(begin)

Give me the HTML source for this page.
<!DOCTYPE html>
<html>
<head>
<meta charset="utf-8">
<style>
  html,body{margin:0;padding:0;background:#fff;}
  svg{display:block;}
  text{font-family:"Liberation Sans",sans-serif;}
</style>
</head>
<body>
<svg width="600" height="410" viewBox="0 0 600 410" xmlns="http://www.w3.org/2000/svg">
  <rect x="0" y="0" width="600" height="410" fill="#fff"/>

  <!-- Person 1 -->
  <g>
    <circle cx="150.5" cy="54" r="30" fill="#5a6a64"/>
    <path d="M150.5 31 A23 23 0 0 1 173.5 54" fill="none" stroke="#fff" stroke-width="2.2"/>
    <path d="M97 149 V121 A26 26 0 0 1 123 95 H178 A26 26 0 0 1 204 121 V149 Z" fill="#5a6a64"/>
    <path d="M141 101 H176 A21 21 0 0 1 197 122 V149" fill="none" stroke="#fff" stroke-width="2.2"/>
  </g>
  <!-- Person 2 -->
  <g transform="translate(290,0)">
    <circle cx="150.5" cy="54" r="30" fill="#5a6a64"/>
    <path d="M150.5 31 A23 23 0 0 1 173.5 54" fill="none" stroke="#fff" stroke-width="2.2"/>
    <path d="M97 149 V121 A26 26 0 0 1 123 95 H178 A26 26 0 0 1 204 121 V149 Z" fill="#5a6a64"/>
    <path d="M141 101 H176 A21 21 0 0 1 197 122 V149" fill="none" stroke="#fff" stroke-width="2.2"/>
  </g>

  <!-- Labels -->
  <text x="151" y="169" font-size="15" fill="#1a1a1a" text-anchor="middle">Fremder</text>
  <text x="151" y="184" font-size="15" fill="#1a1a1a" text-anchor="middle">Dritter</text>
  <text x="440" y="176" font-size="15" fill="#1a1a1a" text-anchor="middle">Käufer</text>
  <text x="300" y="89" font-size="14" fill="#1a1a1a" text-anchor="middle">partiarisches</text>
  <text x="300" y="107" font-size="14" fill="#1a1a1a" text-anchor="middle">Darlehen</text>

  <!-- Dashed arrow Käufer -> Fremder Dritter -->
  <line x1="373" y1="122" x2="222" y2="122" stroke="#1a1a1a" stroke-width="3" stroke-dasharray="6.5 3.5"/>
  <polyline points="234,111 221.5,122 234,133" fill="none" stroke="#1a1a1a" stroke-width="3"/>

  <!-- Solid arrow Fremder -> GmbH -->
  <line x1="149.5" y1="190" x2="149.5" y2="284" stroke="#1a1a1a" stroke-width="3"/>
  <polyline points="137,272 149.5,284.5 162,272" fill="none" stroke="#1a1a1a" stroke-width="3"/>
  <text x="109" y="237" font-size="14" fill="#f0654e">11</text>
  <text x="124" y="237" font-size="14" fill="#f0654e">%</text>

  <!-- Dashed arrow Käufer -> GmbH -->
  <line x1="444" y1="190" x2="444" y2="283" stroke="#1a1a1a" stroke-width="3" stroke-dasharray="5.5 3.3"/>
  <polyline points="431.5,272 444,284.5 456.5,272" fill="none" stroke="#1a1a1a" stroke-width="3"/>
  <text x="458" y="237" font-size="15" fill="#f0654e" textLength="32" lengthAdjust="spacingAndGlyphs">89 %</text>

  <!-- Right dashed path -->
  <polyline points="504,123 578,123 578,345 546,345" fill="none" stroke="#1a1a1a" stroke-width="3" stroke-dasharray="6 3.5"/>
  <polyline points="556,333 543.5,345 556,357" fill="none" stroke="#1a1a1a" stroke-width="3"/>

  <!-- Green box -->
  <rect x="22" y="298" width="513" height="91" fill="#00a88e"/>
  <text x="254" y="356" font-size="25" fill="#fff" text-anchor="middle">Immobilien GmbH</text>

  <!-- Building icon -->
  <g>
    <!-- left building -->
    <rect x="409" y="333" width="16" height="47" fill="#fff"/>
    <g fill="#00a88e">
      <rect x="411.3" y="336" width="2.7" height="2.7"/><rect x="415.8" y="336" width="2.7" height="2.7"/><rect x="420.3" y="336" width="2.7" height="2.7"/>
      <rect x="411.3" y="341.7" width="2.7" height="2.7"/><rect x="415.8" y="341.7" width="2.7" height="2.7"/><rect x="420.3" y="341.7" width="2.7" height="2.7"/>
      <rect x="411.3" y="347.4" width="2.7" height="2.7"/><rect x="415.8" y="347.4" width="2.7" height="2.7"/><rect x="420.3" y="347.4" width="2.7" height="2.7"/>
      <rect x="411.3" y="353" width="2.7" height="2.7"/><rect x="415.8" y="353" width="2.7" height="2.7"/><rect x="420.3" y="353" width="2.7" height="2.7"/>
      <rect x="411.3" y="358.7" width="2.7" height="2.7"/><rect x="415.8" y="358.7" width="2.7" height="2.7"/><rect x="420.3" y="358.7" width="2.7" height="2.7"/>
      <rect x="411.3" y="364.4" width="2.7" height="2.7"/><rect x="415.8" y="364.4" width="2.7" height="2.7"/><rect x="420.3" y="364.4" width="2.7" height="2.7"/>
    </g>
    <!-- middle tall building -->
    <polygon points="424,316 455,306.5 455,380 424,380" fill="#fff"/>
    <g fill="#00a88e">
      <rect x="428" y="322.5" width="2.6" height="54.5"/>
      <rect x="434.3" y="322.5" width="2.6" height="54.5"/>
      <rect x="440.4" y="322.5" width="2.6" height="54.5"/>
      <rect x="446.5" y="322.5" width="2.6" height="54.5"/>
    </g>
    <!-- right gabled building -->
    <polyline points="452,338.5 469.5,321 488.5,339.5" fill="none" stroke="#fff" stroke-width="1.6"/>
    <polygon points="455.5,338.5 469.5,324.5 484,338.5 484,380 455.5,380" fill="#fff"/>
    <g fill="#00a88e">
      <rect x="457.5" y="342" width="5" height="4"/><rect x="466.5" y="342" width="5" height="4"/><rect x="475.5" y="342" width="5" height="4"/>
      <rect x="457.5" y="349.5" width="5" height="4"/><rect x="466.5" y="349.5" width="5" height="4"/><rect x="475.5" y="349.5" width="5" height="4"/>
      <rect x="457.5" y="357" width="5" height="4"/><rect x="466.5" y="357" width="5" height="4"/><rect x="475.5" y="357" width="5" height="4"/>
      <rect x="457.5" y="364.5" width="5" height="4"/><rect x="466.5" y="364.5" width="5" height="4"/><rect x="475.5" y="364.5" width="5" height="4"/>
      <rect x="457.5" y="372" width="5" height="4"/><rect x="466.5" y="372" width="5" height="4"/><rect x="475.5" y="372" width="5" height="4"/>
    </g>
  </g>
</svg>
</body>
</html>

(end)
(begin)

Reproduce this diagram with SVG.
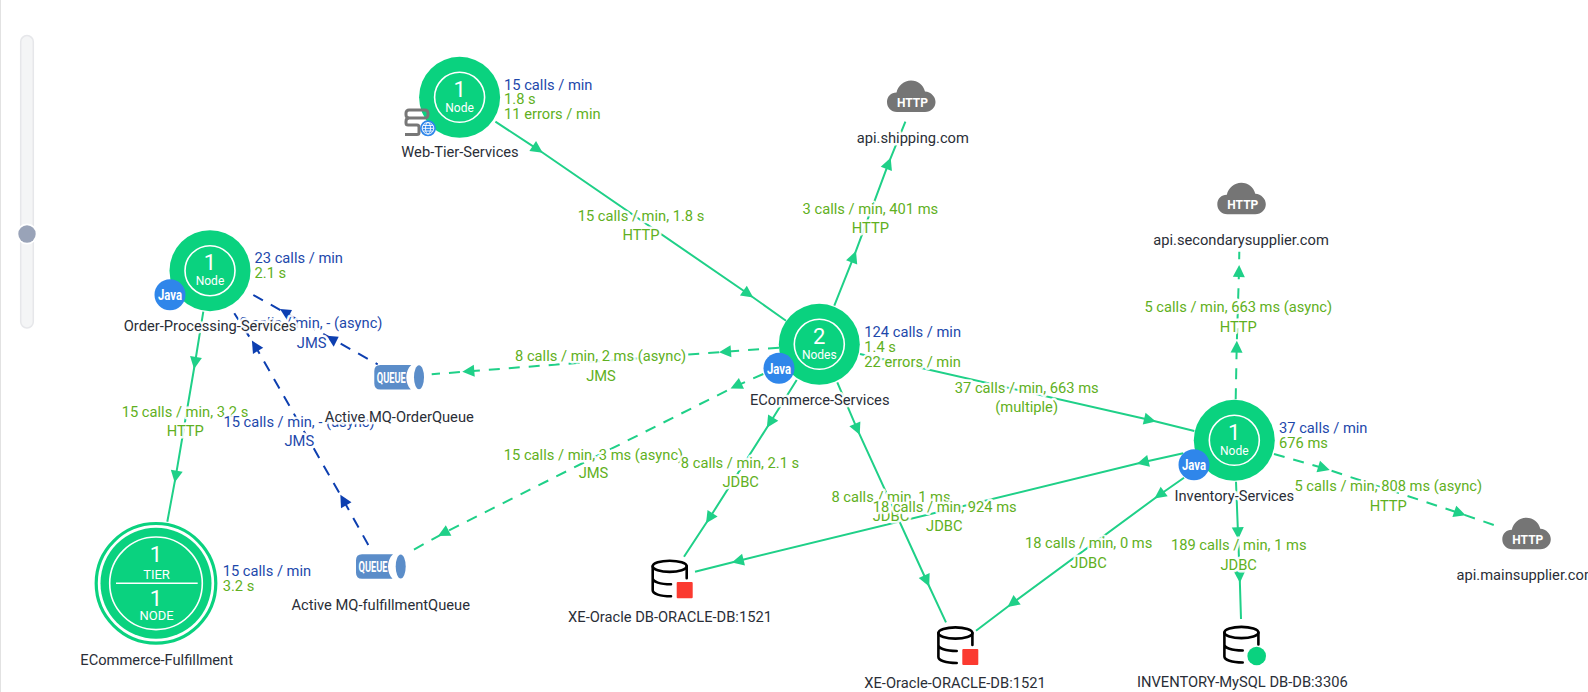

(end)
(begin)

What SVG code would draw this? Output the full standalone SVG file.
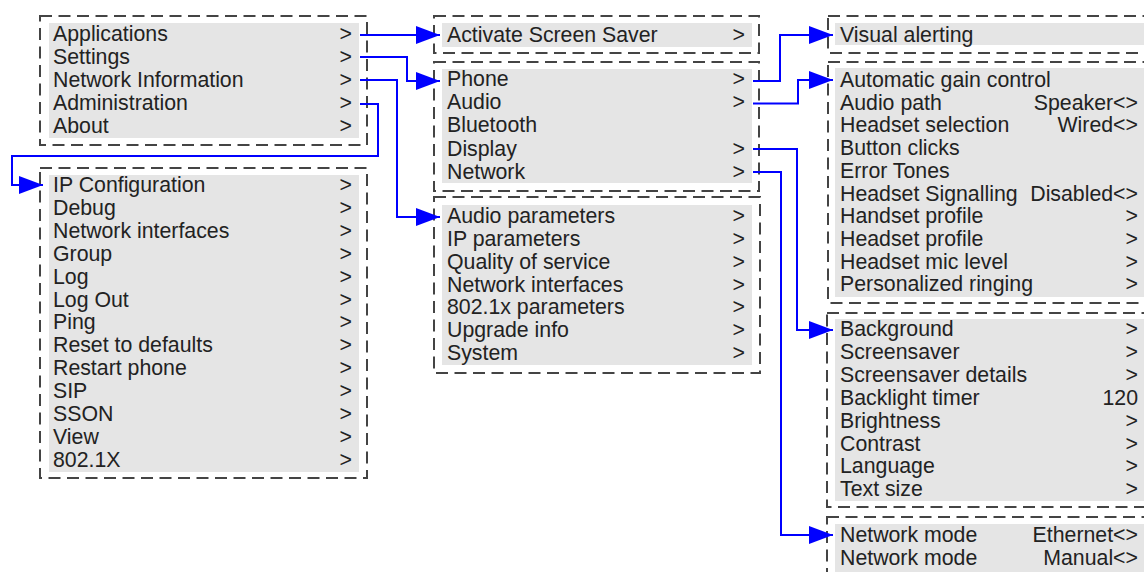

(end)

WHAT THE TASK ASKS: Locate the lines above that hold the word "this". Show every one of them.

EXERCISE ANSWER:
Give me the HTML source for this page.
Reproduce this diagram with SVG.
What SVG code would draw this? Output the full standalone SVG file.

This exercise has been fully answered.